In [1]:
import numpy as np
import matplotlib.pyplot as plt
import networkx as nx
import pandas as pd
import seaborn as sns
import datetime

# import custom functions
from corrmat_functions import *

In [2]:
# load network
pmfgs = np.load('data/pmfgs.npy', allow_pickle='TRUE').item()  # PMFGs

In [3]:
#changing pmfgs so it has the same layout as msts and tns

#setting tickers as node attributes for pmfgs
for i, (k,pmfg) in enumerate(sorted(pmfgs.items())):
    tickers = {index: stockname for index, stockname in enumerate(pmfg['ticker'])}
    nx.set_node_attributes(pmfg['network'], tickers , 'ticker')

#changing dictionary structure to { <timestamp> : <pmfg> }
pmfgs = {k:v['network'] for k,v in pmfgs.items()}

In [6]:
def laplace(x, N, d = 2, alpha = 1):
    return (x + alpha) / (N + alpha * d)

def mutual_info(g1, g2):
    # !!! ONLY apply to networks w/ same vertices

    # to adjacency matrices
    adj_1 = nx.adjacency_matrix(g1).toarray()
    adj_2 = nx.adjacency_matrix(g2).toarray()

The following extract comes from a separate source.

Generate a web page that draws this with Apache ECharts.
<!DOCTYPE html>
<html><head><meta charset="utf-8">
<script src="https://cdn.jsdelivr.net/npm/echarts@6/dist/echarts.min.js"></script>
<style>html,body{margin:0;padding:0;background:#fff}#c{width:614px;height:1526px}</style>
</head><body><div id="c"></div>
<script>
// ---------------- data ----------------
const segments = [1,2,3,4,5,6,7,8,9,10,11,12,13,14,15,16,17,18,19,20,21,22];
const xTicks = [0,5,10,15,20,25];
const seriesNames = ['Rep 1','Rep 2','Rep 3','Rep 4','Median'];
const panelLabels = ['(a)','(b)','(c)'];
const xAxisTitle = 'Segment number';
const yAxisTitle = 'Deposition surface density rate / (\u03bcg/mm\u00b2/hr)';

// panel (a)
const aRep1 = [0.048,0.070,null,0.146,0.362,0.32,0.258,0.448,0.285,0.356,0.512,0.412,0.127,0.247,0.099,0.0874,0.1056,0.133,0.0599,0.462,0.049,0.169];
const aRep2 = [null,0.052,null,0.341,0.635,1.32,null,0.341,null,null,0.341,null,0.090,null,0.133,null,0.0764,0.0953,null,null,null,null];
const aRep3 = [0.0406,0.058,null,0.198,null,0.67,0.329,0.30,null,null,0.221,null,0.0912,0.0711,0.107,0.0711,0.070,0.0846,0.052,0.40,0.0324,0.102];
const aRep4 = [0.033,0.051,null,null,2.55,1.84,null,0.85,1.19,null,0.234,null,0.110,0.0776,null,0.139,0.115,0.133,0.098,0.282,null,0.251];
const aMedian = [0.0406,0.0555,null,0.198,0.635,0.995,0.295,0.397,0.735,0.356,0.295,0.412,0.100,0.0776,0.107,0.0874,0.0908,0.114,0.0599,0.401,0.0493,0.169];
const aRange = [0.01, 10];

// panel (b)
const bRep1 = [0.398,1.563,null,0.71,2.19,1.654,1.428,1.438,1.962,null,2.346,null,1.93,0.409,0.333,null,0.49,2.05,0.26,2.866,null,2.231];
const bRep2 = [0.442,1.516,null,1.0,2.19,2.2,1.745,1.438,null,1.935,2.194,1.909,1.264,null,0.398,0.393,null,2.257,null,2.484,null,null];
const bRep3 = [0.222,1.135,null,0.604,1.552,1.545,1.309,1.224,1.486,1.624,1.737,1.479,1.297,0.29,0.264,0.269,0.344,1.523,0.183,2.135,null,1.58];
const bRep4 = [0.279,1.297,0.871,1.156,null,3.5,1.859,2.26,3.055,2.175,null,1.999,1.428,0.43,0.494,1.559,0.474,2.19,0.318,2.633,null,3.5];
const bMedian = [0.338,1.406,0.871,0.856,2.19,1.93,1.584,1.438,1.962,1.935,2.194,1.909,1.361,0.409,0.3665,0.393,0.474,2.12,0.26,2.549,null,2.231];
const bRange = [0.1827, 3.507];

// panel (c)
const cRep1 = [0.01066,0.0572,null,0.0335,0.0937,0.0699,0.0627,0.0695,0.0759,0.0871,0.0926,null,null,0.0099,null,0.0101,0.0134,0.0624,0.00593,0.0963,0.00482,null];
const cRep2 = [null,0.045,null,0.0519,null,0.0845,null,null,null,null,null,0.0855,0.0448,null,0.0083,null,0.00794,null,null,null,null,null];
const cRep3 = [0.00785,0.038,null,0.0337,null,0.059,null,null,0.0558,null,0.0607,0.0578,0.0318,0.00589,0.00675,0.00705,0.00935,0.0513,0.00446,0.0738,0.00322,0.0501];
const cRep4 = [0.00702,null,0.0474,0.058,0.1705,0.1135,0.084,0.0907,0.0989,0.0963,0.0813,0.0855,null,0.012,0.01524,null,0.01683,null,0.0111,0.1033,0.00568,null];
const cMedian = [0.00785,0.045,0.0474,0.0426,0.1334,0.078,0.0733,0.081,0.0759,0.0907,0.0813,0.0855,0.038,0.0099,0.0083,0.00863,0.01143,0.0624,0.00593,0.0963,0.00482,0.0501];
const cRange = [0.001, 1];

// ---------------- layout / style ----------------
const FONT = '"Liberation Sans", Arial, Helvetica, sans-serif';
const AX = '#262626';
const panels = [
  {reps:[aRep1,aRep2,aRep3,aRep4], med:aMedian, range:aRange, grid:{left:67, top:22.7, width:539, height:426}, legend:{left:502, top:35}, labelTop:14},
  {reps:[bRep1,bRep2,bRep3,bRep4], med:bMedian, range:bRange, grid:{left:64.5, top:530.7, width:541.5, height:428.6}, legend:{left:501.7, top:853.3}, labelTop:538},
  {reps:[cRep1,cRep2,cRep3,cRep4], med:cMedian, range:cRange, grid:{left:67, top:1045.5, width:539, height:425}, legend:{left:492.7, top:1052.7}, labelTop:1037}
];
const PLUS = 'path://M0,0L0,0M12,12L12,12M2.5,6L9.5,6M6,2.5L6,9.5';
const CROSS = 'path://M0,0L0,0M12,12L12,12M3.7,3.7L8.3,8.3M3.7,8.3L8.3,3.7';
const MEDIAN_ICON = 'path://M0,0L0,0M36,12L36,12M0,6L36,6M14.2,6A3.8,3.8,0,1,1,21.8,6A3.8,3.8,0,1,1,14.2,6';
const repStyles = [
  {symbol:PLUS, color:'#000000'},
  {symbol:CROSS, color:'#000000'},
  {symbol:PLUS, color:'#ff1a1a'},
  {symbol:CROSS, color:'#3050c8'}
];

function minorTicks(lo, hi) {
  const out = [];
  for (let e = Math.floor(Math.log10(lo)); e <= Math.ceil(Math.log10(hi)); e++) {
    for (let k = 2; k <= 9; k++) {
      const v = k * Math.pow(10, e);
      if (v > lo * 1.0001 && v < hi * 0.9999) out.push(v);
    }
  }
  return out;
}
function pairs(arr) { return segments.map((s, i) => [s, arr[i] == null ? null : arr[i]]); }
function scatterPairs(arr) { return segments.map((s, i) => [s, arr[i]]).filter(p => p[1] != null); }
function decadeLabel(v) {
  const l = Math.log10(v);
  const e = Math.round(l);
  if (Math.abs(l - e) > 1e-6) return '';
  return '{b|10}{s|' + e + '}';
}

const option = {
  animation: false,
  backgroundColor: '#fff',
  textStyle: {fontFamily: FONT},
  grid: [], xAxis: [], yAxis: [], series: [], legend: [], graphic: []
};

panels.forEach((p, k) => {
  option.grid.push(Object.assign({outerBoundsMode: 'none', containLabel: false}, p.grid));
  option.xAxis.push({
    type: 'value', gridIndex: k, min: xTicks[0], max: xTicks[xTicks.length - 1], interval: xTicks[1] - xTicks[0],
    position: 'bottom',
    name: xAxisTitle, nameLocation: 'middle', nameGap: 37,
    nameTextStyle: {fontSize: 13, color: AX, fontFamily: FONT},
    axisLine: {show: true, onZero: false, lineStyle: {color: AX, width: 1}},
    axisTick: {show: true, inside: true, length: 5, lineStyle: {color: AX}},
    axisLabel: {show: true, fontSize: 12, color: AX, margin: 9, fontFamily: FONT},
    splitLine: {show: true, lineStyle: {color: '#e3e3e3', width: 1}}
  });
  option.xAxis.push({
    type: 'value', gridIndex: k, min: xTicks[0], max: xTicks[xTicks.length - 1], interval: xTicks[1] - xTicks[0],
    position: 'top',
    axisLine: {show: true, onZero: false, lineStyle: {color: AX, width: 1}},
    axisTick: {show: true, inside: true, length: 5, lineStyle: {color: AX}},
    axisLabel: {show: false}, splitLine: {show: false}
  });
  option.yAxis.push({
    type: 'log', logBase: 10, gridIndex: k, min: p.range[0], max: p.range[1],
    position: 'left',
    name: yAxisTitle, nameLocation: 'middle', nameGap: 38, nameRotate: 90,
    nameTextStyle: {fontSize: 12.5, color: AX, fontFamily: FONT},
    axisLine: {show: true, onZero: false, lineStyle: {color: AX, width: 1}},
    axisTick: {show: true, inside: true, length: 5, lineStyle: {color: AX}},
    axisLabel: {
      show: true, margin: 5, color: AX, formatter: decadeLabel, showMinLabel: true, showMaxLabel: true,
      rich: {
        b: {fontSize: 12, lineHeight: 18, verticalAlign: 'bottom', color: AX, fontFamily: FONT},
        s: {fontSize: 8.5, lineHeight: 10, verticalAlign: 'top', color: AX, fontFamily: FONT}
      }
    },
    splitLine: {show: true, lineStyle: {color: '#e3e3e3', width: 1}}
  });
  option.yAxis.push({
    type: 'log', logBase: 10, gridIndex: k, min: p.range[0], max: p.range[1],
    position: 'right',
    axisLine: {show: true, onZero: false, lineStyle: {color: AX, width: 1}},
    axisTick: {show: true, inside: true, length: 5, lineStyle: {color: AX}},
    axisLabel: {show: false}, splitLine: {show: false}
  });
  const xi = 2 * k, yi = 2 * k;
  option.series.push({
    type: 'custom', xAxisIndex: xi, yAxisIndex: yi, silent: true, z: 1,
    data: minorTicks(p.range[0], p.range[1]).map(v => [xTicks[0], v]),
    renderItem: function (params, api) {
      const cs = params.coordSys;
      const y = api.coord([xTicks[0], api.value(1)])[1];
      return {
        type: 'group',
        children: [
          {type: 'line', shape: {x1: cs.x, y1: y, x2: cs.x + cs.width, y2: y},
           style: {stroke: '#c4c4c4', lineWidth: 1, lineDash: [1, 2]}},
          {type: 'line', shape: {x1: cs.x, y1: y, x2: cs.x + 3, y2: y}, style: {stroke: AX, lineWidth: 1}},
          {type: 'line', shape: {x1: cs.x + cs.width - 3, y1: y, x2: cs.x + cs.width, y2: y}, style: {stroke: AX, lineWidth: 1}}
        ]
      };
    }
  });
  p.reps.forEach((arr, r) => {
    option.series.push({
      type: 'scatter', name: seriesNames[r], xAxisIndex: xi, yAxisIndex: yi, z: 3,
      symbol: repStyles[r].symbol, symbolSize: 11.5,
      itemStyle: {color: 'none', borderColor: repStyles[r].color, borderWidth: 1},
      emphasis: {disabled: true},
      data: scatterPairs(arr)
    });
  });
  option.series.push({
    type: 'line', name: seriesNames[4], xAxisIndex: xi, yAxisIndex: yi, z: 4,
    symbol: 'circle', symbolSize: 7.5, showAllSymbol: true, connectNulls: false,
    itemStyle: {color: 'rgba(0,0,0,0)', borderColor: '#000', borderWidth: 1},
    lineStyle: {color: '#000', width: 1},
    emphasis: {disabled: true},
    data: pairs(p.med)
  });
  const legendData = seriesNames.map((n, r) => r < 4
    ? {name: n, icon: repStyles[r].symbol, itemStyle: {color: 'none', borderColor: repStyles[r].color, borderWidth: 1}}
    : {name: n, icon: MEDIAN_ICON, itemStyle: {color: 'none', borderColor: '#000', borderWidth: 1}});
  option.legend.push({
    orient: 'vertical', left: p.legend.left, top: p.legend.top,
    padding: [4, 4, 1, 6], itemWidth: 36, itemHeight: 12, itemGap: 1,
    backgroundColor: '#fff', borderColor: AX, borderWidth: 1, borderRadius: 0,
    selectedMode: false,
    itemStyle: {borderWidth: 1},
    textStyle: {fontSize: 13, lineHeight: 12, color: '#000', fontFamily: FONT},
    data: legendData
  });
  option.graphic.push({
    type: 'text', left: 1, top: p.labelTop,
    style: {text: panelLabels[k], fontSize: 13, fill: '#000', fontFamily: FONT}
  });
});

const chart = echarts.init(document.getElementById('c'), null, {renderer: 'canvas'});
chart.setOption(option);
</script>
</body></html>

    # binarilize the adjacency matrices
    adj_1[adj_1 != 0] = 1
    adj_2[adj_2 != 0] = 1

    # independent prob
    max_link = (adj_1.shape[0] * adj_1.shape[1] - min(adj_1.shape[0], adj_1.shape[1]))

    pi_1_1 = laplace((2 * np.sum(adj_1)), max_link)
    pi_1_0 = 1 - pi_1_1
    pi_2_1 = laplace((2 * np.sum(adj_2)), max_link)
    pi_2_0 = 1 - pi_2_1
    prob_ind_1 = np.array([pi_1_1, pi_1_0])
    prob_ind_2 = np.array([pi_2_1, pi_2_0])
    prob_ind_matrix = np.outer(prob_ind_1.reshape(-1, 1),prob_ind_2) # prob_ind_1.T @ prob_ind_2 = 
                                                                # res = [p1(1) * p2(1), p1(1) * p2(0)],
                                                                #       [p1(0) * p2(1), p1(0) * p2(0)]
    prob_ind_flattened = prob_ind_matrix.flatten()

    # joint prob
    pj_1_1 = laplace((2 * np.sum(adj_1[adj_2 == 1])), max_link)
    pj_1_0 = laplace((2 * (np.sum(adj_1) - np.sum(adj_1[adj_2 == 1]))), max_link)
    pj_0_1 = laplace((2 * (np.sum(adj_2) - np.sum(adj_1[adj_2 == 1]))), max_link)
    pj_0_0 = 1 - laplace((2 * (np.sum(adj_1) + np.sum(adj_2) - np.sum(adj_1[adj_2 == 1]))), max_link)
    prob_joint = np.array([pj_1_1, pj_1_0, pj_0_1, pj_0_0])
    

    # Mutual info
    I = prob_joint @ np.log(prob_joint / prob_ind_flattened) # (3) function (3) in the paper
    
    # normalization
    H_x = -pi_1_0 * np.log(pi_1_0) - pi_1_1 * np.log(pi_1_1)
    H_y = -pi_2_0 * np.log(pi_2_0) - pi_2_1 * np.log(pi_2_1)
    i = I / np.sqrt(H_x * H_y) # (4) function (4) in the paper
    return i


In [7]:
date_1 = '2020-02-26 01-00-00'
date_2 = '2020-03-04 01-00-00'
g1 = pmfgs[date_1]
g2 = pmfgs[date_2]

mutual_info(g1, g2)

0.08546366076602643

In [8]:
mutual_info(g1, g1)

0.9742935924280898